## Stated problem
Up to and including the line with "var width = 1252, height = 604;", write out the listing from its first line, minus the pictures.

## Supplied information
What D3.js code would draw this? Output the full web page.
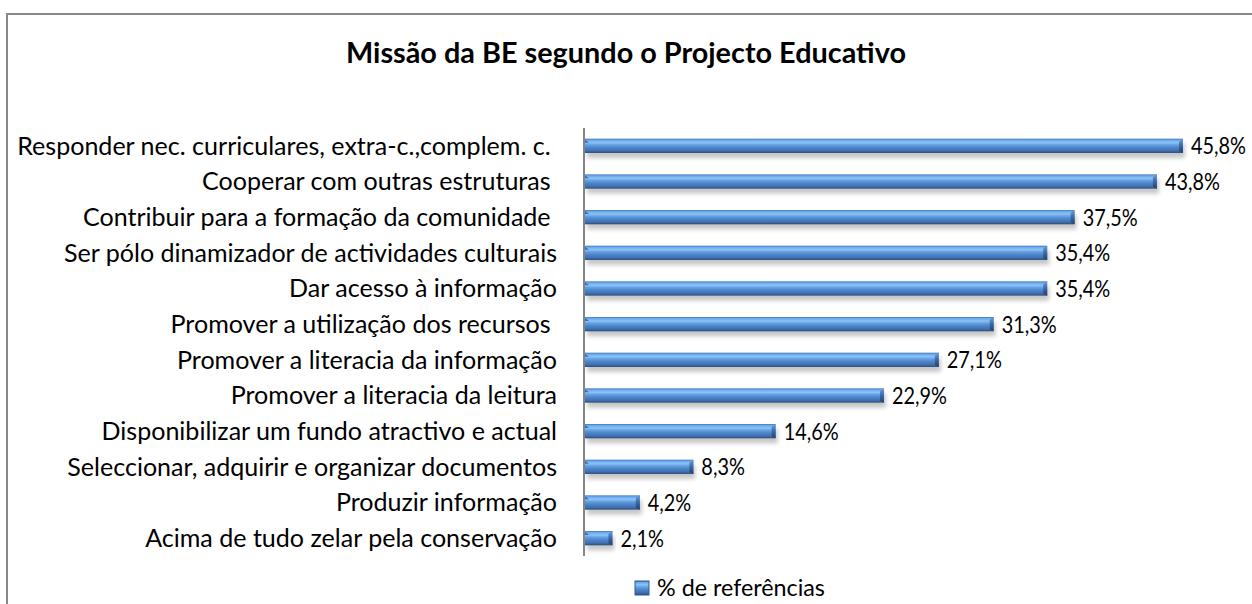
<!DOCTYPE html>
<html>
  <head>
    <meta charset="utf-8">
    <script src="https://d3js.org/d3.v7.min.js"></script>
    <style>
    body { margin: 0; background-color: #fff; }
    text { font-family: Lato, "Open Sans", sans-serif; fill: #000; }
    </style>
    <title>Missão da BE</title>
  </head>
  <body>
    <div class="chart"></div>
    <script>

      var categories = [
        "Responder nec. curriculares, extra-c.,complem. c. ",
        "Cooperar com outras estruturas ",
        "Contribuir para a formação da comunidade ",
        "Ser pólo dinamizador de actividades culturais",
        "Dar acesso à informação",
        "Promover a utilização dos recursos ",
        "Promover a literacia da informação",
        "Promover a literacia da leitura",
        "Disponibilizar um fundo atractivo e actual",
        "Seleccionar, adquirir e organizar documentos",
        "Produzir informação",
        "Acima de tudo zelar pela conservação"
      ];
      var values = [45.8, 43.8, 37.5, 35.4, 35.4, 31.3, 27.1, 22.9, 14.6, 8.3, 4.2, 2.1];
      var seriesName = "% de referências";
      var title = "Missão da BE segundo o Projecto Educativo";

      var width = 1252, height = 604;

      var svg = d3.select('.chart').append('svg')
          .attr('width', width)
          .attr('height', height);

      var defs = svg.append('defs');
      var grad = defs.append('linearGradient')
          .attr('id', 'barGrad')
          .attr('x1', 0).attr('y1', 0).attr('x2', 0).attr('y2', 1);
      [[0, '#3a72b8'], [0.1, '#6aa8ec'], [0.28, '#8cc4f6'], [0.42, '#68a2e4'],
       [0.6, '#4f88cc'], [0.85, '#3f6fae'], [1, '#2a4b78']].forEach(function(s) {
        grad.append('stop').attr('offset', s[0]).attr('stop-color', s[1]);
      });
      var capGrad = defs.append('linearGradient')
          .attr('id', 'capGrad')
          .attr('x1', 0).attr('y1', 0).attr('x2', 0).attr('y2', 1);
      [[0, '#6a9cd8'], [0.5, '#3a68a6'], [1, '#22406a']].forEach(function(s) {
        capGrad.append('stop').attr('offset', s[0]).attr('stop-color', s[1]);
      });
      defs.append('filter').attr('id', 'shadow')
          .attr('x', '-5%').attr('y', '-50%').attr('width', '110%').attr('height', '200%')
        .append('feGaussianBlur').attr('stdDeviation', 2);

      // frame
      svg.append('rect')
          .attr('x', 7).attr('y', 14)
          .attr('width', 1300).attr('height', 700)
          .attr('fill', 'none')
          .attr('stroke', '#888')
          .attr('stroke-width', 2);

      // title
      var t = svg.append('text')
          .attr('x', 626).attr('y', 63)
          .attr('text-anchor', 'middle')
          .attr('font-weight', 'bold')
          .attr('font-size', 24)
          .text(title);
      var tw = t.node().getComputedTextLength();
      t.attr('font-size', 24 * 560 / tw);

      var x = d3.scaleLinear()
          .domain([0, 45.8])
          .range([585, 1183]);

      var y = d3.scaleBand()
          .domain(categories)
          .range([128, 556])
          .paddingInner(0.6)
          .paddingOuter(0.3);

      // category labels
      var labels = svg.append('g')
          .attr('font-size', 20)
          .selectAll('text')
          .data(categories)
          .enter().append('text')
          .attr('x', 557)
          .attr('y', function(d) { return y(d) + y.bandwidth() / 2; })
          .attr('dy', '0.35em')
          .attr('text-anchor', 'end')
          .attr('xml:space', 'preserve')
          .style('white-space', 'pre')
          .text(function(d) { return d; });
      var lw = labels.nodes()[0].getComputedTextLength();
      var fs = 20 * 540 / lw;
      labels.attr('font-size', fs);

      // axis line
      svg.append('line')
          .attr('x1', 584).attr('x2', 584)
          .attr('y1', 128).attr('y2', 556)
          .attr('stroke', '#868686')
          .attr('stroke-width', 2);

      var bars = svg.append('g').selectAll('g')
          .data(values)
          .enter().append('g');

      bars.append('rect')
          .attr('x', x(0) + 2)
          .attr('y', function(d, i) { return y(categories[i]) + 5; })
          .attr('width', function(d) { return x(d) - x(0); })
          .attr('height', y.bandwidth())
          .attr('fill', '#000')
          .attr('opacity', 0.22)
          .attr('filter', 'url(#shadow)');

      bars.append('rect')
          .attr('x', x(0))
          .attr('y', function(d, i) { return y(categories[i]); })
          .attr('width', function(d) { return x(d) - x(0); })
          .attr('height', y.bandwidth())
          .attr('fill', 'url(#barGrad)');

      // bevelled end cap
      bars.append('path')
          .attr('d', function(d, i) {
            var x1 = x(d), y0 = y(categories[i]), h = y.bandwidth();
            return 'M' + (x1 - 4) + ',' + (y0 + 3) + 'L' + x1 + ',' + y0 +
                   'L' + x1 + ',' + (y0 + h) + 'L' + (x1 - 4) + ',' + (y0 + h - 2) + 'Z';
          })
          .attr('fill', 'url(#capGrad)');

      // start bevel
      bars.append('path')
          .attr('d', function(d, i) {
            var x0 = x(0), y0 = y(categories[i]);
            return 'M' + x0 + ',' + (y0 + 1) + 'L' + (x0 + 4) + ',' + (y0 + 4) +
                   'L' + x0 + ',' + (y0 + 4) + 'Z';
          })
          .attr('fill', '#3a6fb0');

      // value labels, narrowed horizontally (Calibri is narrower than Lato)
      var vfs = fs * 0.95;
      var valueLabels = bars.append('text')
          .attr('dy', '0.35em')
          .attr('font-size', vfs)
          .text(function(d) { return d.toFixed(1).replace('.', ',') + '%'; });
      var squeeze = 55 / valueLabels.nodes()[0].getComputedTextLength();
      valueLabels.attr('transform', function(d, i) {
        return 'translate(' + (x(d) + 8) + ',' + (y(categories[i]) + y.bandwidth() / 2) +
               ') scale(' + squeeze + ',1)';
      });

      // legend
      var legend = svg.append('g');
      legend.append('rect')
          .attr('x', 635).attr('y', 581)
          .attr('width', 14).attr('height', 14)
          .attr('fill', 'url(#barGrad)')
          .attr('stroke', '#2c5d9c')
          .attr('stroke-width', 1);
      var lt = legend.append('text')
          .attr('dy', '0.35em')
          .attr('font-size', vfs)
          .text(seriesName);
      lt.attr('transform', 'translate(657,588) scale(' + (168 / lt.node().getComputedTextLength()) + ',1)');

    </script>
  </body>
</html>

## Task solution
What D3.js code would draw this? Output the full web page.
<!DOCTYPE html>
<html>
  <head>
    <meta charset="utf-8">
    <script src="https://d3js.org/d3.v7.min.js"></script>
    <style>
    body { margin: 0; background-color: #fff; }
    text { font-family: Lato, "Open Sans", sans-serif; fill: #000; }
    </style>
    <title>Missão da BE</title>
  </head>
  <body>
    <div class="chart"></div>
    <script>

      var categories = [
        "Responder nec. curriculares, extra-c.,complem. c. ",
        "Cooperar com outras estruturas ",
        "Contribuir para a formação da comunidade ",
        "Ser pólo dinamizador de actividades culturais",
        "Dar acesso à informação",
        "Promover a utilização dos recursos ",
        "Promover a literacia da informação",
        "Promover a literacia da leitura",
        "Disponibilizar um fundo atractivo e actual",
        "Seleccionar, adquirir e organizar documentos",
        "Produzir informação",
        "Acima de tudo zelar pela conservação"
      ];
      var values = [45.8, 43.8, 37.5, 35.4, 35.4, 31.3, 27.1, 22.9, 14.6, 8.3, 4.2, 2.1];
      var seriesName = "% de referências";
      var title = "Missão da BE segundo o Projecto Educativo";

      var width = 1252, height = 604;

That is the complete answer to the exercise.